_EXERCISE OBJECTIVE_
Go through the entries below and collect each line with the string "chart" in it.

_DATA FOR THIS EXERCISE_
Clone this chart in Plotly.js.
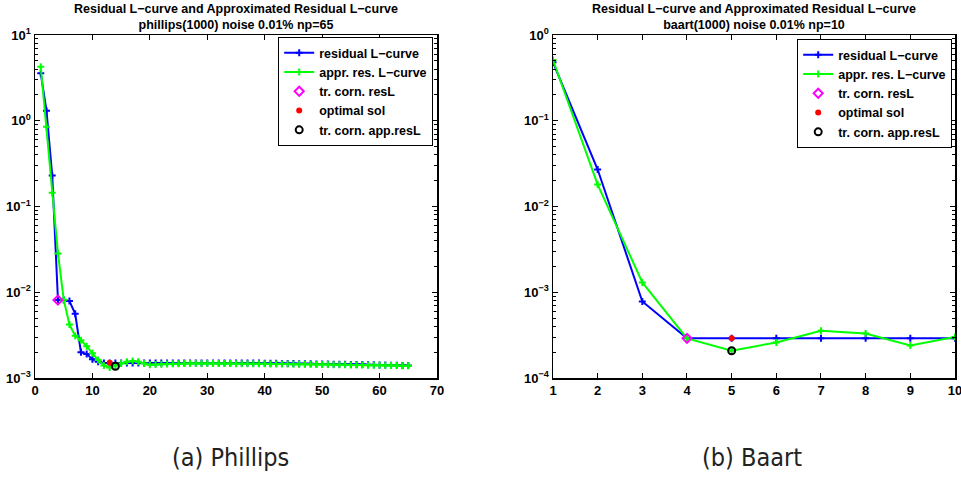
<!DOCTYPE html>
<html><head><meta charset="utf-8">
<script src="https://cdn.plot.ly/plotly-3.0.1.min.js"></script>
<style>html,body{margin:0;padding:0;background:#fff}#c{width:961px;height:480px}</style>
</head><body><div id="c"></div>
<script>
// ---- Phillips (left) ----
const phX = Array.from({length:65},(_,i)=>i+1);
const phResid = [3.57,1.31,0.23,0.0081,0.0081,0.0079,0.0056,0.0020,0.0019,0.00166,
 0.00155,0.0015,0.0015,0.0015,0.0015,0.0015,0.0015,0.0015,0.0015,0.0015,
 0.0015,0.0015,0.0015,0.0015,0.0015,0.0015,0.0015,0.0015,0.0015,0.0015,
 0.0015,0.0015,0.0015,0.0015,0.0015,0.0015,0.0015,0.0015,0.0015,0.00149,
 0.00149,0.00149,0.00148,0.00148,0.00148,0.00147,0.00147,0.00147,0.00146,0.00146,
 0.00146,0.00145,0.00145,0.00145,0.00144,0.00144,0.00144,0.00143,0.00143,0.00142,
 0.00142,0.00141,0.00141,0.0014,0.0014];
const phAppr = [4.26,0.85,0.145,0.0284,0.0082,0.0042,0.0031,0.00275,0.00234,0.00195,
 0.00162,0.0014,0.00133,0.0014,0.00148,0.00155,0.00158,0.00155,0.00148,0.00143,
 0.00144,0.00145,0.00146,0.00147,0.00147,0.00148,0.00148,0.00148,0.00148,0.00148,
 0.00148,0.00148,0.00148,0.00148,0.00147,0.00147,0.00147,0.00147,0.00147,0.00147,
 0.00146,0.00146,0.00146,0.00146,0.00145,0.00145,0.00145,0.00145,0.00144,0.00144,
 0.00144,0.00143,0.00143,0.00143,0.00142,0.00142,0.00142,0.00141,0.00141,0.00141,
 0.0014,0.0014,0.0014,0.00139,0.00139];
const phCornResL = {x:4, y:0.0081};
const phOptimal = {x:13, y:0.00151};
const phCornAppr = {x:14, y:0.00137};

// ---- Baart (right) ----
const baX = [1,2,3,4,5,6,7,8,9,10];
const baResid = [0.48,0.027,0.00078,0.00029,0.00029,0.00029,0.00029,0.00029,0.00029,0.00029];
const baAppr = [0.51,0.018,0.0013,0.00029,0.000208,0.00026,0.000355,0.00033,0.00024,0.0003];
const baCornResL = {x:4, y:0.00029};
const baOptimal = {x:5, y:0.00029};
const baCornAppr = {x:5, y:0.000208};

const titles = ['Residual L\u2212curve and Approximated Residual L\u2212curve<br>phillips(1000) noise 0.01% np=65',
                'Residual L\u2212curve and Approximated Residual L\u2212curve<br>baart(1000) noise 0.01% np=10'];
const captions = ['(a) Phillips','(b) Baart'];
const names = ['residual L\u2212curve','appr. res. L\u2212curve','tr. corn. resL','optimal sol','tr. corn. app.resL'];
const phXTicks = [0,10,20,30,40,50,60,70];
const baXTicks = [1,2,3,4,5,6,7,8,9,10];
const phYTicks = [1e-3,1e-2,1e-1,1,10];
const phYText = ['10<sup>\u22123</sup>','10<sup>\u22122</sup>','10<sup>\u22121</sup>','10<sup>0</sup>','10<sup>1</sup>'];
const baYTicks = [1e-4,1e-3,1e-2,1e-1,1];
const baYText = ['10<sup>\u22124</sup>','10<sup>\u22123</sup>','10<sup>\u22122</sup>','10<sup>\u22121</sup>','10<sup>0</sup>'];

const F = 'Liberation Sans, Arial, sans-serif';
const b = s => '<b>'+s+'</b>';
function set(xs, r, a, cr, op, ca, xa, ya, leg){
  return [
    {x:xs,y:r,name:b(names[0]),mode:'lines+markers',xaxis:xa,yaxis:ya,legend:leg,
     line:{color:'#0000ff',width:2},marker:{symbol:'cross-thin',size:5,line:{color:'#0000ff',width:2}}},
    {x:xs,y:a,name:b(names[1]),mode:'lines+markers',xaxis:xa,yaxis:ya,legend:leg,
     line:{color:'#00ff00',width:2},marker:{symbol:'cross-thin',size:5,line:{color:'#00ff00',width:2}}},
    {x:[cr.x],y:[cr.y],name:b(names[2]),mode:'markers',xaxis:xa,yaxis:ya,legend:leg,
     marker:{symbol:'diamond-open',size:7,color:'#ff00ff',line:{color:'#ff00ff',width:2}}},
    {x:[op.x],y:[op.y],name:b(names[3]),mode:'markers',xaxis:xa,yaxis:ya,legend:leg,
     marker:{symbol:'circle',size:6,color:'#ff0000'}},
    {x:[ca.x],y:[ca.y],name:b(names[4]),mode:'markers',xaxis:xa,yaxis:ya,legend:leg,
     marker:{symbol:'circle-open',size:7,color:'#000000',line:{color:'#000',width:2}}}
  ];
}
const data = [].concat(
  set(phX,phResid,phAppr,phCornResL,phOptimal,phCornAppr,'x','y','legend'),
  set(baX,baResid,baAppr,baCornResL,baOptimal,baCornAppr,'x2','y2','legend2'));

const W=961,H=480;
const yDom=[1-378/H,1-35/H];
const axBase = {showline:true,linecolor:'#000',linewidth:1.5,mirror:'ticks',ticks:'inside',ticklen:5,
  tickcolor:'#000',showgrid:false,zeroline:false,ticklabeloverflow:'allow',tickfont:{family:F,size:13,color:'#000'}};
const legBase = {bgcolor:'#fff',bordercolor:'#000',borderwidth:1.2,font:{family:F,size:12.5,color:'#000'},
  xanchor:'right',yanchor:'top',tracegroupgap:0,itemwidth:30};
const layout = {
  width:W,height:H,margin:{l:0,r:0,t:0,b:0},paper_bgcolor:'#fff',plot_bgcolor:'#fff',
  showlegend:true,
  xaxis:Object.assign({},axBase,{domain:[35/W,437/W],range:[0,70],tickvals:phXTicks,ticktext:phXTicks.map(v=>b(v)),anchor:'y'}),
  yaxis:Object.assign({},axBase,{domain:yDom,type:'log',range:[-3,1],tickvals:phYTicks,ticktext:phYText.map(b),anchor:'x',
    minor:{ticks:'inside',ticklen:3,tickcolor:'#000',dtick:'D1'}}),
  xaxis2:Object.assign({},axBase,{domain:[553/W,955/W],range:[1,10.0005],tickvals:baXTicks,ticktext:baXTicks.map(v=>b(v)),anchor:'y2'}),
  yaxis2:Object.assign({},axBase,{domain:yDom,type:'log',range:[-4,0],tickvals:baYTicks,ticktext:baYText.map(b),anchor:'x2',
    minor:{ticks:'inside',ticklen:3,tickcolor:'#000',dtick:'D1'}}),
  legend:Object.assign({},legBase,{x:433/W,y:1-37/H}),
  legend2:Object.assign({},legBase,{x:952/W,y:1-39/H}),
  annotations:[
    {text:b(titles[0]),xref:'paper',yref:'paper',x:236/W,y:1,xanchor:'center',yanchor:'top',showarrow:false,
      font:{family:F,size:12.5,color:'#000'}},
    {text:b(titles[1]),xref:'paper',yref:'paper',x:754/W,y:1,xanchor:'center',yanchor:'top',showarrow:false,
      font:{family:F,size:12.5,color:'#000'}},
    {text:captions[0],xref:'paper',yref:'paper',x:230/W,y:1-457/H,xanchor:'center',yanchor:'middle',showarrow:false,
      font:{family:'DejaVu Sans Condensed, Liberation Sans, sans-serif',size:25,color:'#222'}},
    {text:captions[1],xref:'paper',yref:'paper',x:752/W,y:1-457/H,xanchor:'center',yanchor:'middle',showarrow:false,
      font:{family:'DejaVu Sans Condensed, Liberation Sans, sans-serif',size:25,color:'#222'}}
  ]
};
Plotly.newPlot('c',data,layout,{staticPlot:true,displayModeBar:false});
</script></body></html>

--

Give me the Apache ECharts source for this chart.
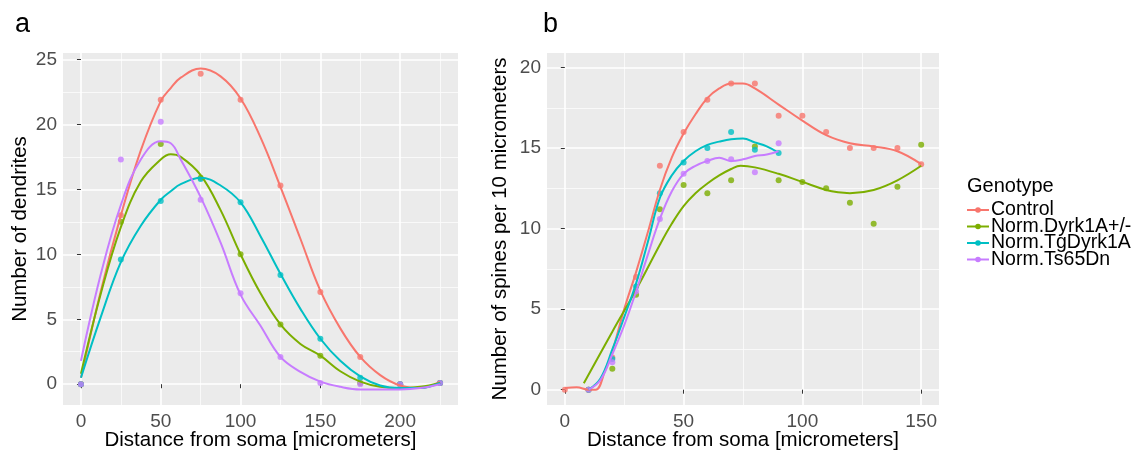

_FINISHED TASK_
Clone this chart in Plotly.js.
Give me the Apache ECharts source for this chart.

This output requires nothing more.